## Short exercise
Find how many lines of the listing below include the word "this", then report the number by itself.

## Given data
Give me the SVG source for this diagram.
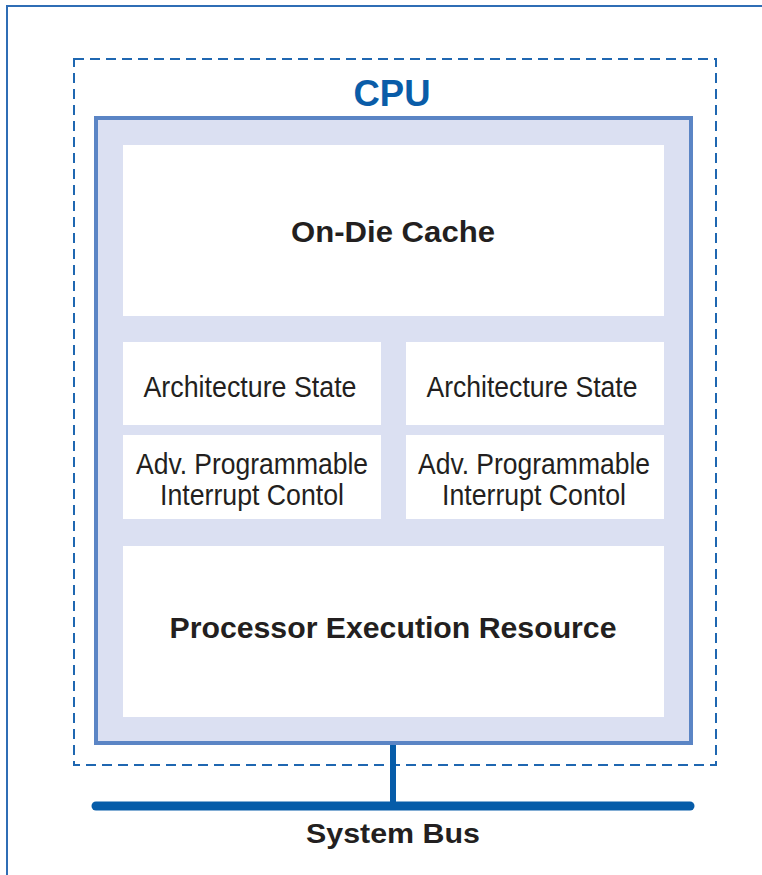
<svg xmlns="http://www.w3.org/2000/svg" width="762" height="875" viewBox="0 0 762 875">
<style>
.frame{fill:none;stroke:#2f6db5;stroke-width:2}
.dash{fill:none;stroke:#1f67b1;stroke-width:2;stroke-dasharray:10 6}
.cpu{fill:#dbe0f2;stroke:#5b85c5;stroke-width:4}
.box{fill:#ffffff}
.bold{font-family:"Liberation Sans",Arial,sans-serif;font-weight:bold;fill:#231f20;text-anchor:middle}
.light{font-family:"Liberation Sans",Arial,sans-serif;fill:#231f20;text-anchor:middle;font-size:30px}
.bus{stroke:#065ca9;fill:none;stroke-linecap:round}
</style>
<rect width="762" height="875" fill="#ffffff"/>
<path class="frame" d="M7,875 V6 H762"/>
<rect class="dash" x="74" y="59" width="642" height="706"/>
<text x="392" y="106" font-family="Liberation Sans,Arial,sans-serif" font-weight="bold" font-size="37" fill="#0a5ca8" text-anchor="middle" textLength="77" lengthAdjust="spacingAndGlyphs">CPU</text>
<g id="connectors">
<line class="bus" x1="393" y1="743" x2="393" y2="806" stroke-width="6" stroke-linecap="butt"/>
<line class="bus" x1="96" y1="806" x2="690" y2="806" stroke-width="9"/>
</g>
<g id="cpu">
<rect class="cpu" x="96" y="118" width="595" height="625"/>
</g>
<g id="cache">
<rect class="box" x="123" y="145" width="541" height="171"/>
<text class="bold" x="393" y="242" font-size="29" textLength="204" lengthAdjust="spacingAndGlyphs">On-Die Cache</text>
</g>
<g id="arch1">
<rect class="box" x="123" y="342" width="258" height="83"/>
<text class="light" x="250" y="397" textLength="213" lengthAdjust="spacingAndGlyphs">Architecture State</text>
</g>
<g id="arch2">
<rect class="box" x="406" y="342" width="258" height="83"/>
<text class="light" x="532" y="397" textLength="211" lengthAdjust="spacingAndGlyphs">Architecture State</text>
</g>
<g id="apic1">
<rect class="box" x="123" y="435" width="258" height="84"/>
<text class="light" x="252" y="474" textLength="232" lengthAdjust="spacingAndGlyphs">Adv. Programmable</text>
<text class="light" x="252" y="505" textLength="184" lengthAdjust="spacingAndGlyphs">Interrupt Contol</text>
</g>
<g id="apic2">
<rect class="box" x="406" y="435" width="258" height="84"/>
<text class="light" x="534" y="474" textLength="232" lengthAdjust="spacingAndGlyphs">Adv. Programmable</text>
<text class="light" x="534" y="505" textLength="184" lengthAdjust="spacingAndGlyphs">Interrupt Contol</text>
</g>
<g id="exec">
<rect class="box" x="123" y="546" width="541" height="171"/>
<text class="bold" x="393" y="638" font-size="29" textLength="447" lengthAdjust="spacingAndGlyphs">Processor Execution Resource</text>
</g>
<g id="bus-label">
<text class="bold" x="393" y="843" font-size="28" textLength="174" lengthAdjust="spacingAndGlyphs">System Bus</text>
</g>
</svg>
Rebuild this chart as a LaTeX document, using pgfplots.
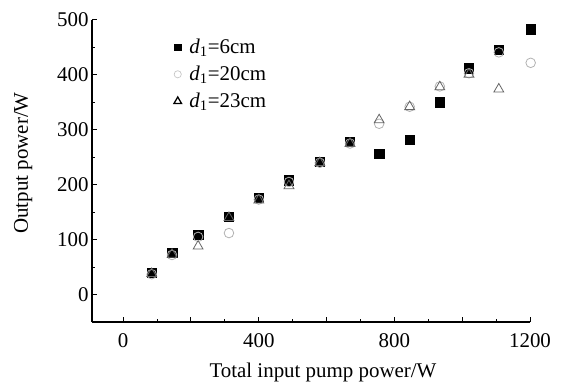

## Correct answer
2